-- Records to use --
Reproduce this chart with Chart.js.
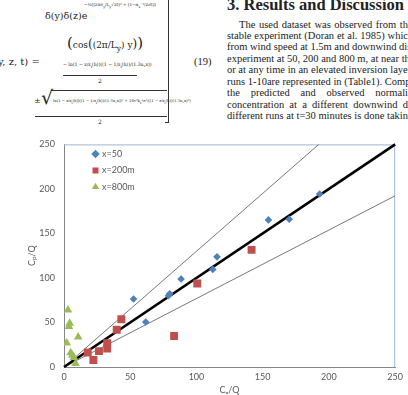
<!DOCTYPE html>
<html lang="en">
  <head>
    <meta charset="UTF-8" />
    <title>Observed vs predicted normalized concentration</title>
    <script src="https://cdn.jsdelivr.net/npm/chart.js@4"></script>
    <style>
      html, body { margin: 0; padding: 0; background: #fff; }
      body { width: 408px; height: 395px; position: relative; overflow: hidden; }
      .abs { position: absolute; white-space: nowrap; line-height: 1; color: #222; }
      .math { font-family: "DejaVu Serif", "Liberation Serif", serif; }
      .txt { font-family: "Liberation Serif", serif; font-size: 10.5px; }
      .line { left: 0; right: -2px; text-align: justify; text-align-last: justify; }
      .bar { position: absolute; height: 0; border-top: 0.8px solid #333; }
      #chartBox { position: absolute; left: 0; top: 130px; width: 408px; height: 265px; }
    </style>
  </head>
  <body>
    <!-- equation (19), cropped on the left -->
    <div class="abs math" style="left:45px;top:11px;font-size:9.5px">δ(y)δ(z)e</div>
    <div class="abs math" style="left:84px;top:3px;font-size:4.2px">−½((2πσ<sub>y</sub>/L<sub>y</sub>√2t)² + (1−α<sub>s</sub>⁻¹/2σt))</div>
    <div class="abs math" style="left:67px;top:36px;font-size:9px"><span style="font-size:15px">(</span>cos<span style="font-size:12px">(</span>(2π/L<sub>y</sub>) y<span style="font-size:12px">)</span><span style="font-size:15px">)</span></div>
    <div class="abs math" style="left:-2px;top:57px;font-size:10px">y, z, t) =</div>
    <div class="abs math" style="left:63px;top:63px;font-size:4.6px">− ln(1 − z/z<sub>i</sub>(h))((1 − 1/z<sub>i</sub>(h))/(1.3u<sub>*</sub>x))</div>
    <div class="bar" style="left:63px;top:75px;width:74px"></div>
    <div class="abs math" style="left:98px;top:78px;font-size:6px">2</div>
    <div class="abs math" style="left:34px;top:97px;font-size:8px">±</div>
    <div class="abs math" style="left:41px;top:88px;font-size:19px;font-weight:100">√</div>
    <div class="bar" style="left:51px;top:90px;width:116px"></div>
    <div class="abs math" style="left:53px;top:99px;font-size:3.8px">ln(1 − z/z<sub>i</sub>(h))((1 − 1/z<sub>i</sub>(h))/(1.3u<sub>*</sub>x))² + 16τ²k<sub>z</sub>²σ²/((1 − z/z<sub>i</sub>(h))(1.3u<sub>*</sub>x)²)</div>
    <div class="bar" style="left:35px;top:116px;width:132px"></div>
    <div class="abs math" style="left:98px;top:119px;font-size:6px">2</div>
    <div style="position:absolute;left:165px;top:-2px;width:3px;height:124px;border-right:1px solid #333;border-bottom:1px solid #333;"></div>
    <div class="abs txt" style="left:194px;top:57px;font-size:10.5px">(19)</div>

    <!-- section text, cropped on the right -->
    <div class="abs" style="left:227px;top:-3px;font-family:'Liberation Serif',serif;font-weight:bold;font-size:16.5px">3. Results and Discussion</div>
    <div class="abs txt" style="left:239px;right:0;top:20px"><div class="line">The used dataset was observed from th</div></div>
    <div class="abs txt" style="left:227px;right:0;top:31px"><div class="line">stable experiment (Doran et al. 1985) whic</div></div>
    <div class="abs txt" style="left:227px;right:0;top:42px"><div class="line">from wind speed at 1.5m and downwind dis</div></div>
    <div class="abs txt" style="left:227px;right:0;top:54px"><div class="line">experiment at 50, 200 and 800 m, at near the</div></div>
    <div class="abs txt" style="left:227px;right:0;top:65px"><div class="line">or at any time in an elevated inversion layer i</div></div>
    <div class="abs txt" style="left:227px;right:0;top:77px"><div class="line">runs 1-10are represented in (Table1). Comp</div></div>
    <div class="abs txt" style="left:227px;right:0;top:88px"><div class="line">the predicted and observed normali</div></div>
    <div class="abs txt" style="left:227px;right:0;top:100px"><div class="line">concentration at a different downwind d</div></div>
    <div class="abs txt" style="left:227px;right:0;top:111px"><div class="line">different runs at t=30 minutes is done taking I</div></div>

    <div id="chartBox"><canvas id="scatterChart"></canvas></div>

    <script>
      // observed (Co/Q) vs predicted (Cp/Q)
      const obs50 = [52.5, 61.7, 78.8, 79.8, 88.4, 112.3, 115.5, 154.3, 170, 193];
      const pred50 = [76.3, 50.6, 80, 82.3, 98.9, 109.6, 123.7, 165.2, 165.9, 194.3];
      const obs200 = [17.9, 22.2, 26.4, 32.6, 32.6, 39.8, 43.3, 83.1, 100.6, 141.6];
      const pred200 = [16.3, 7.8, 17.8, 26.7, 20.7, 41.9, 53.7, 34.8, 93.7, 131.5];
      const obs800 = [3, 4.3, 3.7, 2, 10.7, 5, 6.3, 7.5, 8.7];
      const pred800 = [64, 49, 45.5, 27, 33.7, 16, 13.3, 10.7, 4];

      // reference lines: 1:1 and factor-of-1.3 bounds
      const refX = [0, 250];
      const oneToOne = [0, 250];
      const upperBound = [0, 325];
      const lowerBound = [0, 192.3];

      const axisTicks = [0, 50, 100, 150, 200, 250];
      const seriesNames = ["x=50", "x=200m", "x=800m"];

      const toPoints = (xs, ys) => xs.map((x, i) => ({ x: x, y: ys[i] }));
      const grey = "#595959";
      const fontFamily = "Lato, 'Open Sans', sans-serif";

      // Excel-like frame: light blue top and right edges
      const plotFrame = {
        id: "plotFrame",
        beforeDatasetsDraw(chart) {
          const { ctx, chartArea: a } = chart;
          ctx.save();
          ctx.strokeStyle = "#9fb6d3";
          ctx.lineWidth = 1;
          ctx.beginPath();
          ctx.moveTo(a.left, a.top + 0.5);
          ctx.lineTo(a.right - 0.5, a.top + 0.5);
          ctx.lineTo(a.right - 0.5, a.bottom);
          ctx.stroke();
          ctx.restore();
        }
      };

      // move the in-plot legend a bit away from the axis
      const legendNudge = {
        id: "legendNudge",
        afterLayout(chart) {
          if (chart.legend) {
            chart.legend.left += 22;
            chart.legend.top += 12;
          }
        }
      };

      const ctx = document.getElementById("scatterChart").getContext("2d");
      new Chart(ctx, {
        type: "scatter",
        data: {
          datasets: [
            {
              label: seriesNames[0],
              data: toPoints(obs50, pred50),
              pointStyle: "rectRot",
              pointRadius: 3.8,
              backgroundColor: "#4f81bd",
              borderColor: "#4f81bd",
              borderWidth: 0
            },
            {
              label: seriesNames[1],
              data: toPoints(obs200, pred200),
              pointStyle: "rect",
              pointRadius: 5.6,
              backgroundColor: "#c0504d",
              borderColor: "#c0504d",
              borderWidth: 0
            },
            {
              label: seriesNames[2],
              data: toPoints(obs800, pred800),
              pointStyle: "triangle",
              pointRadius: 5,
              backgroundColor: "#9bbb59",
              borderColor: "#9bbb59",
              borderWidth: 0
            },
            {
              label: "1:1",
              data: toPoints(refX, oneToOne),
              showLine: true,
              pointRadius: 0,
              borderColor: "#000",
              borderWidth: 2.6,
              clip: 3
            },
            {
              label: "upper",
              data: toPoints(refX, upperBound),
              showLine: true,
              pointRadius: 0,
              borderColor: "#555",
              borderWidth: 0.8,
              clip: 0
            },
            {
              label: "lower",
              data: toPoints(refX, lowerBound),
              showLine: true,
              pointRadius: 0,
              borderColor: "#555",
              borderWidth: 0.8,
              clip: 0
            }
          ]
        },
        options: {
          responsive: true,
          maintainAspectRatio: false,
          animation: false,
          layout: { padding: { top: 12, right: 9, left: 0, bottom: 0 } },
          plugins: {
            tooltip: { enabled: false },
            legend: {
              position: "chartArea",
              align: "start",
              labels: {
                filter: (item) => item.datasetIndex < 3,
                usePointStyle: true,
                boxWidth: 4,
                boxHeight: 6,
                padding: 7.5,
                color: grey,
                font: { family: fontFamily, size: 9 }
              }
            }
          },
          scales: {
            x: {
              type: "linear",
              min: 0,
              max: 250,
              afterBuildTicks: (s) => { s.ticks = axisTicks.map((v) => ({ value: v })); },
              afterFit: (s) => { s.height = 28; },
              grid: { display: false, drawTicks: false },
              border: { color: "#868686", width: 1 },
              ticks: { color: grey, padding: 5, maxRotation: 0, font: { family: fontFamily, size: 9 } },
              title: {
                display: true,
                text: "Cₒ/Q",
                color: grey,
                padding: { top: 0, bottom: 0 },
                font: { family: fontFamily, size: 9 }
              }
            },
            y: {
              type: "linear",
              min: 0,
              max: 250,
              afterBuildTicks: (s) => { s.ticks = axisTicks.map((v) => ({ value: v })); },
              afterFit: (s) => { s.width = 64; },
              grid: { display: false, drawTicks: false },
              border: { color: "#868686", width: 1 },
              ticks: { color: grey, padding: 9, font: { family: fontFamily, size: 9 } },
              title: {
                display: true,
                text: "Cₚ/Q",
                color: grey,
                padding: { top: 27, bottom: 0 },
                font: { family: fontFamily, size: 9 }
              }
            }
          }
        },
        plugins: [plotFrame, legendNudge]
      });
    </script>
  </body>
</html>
---
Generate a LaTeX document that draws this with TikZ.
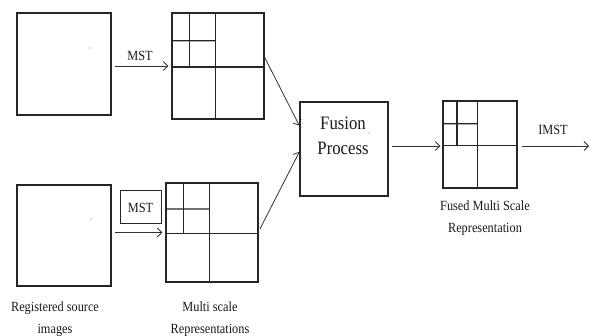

-- Task to carry out --
Copy out every line where the word "with" occurs.

-- Answer to this exercise --
Reproduce this chart with Chart.js.
Generate a LaTeX document that draws this with TikZ.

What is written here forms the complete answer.